Saturday, July 03, 2004

A Jerry Springer moment

Since Jeff's departure, I had started biting my nails again (a habit I had kicked when I was about 12). So, in order to save my cuticles (and my sanity) I decided to get acrylic overlays once again.

So Thursday, over lunch, I went to get a fill. It was beastly hot, I was tired, aggravated with work, and just wanted to get in and out with minimal hassle. After I had been there for about 5 minutes, this woman bursts in like a whirlwind, saying she needs to get ner acrylics soaked off. She's apparently a regular customer, as one of the nail techs seemed very familiar with her. Upon examining her nails, he asked why she needed them soaked off - she stated that she needed a fill in badly, but she couldn't afford it this week (mind you, a soak off is $5, and a fill in is a mere $14... but whatever....).

Now let me provide you with a mental picture: she appears to be in her early 40's, is thin, with long straight blonde hair, large (implanted) chest, wearing denim short-shorts, a tight white tee shirt and flip flops. No make-up or jewelry of any kind, and has obviously spent too much time in the tanning bed. She's not unattractive, but looked to be very weathered (or as they say here in the South - "rode hard and put up wet.") The overall impression I got was she was trying to appear and dress much younger than her age.

She sits down at the station next to me, and immediately starts rambling on (to whomever would listen) about how she left her husband (husband #3) last weekend, and has been living with "the affair." The "affair" also apparently proposed to her, offering her a 3 carat ring, and she feared she might also be pregnant with his child. However, she intended to move back in with Husband #3 the next day, because they have a family together and are in the process of building a house.

Again, to recap, she has now been in the salon for less than 4 minutes, and already I know wayyyy too much about her.

At this point, she turns to me and starts yakking. She insists I look familiar to her, and starts asking me where I went to school, etc... gathering her to be at least 10 years older than I am, I simply tell her I didn't attend school here. She asks how old I am, and when I told her 32, she acted shocked, remarking that I looked 24. She then tells me she's 30, and I could barely contain my amazement either! (as I said, probably too much time in the tanning bed).

She continues telling me her saga... how husband #1 shot and killed her brother, as he was having an affair with her brother's wife. How husband #2 is from Syria, and tells her 8-year-old daughter that Mommy is going to take her back to Syria where they are going to cut off her head (???). And then there's husband #3, who apparently is fairly normal, but not enough to hold her interest, which lead to "the affair." Oh, and by the way, the "affair" was waiting for her outside in his 1982 Ford Ranger pick-up (which seemed relevant to me, seeing as he allegedly just offered her a 3 carat diamond engagement ring) with her 18-month-old baby.

At some point, the conversation switched from her love life to her profession... she felt compelled to tell me the house she's building is costing her $270,000 (which for the area of town we were in is quite pricey), and that it's a 5 bedroom, so she can have a home office (I could see that this was dangled before me so that I would ask what she did for a living, but I didn't take the bait).
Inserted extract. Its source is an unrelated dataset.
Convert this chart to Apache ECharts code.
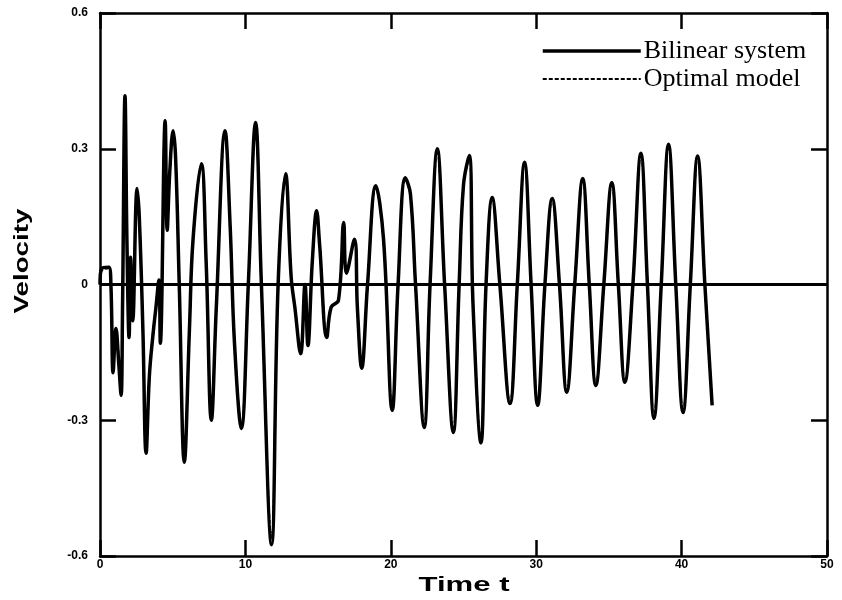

Lucky for me, she felt the need to volunteer this info nonetheless. She then tells me how she a commodities trader for a (large national financial institution, the name of which I will not mention). I had to try hard to stifle my laughter at this time. I was this close to telling her "You're lucky if you're a stripper on the day shift at the Diamond Lounge, honey!" (The Diamond Lounge being the SEEDIEST, SKANKIEST strip club in town, located just down the road from this nail salon).

And really, would a commodities trader who just spent over 1/4 million on a house actually worry about the additional $9 is would cost her to get a fill for her nails? Everything that came out of her mouth was suspect.

Sometime during her bout with diarrhea of the mouth, another woman came in, and (sadly for her, lucky for me) she, too, got dragged into this conversation. Without going into too much detail, it would seem that every personal tragedy that can befall a person in their lifetime, had happened to this woman at least once (sometimes twice). She was a living, breathing episode of the "Jerry Springer Show."

And I don't mean to sound insensitive to her woes. It's that I simply didn't believe them. Anything either the other woman or myself would say, she had done/seen/experienced. There was seemingly nothing this woman hadn't studied, worked at, been to or heard of. The most over-used phrase she uttered was "oh, me too!"

In retrospect, I suppose I do feel sorry for her. But not for any one of the numerous traumas she's suffered. I just feel sad for pathological liars... it makes me wonder what causes them to blur that line between fantasy and reality (and why she would fabricate such a dysfunctional fantasy world!)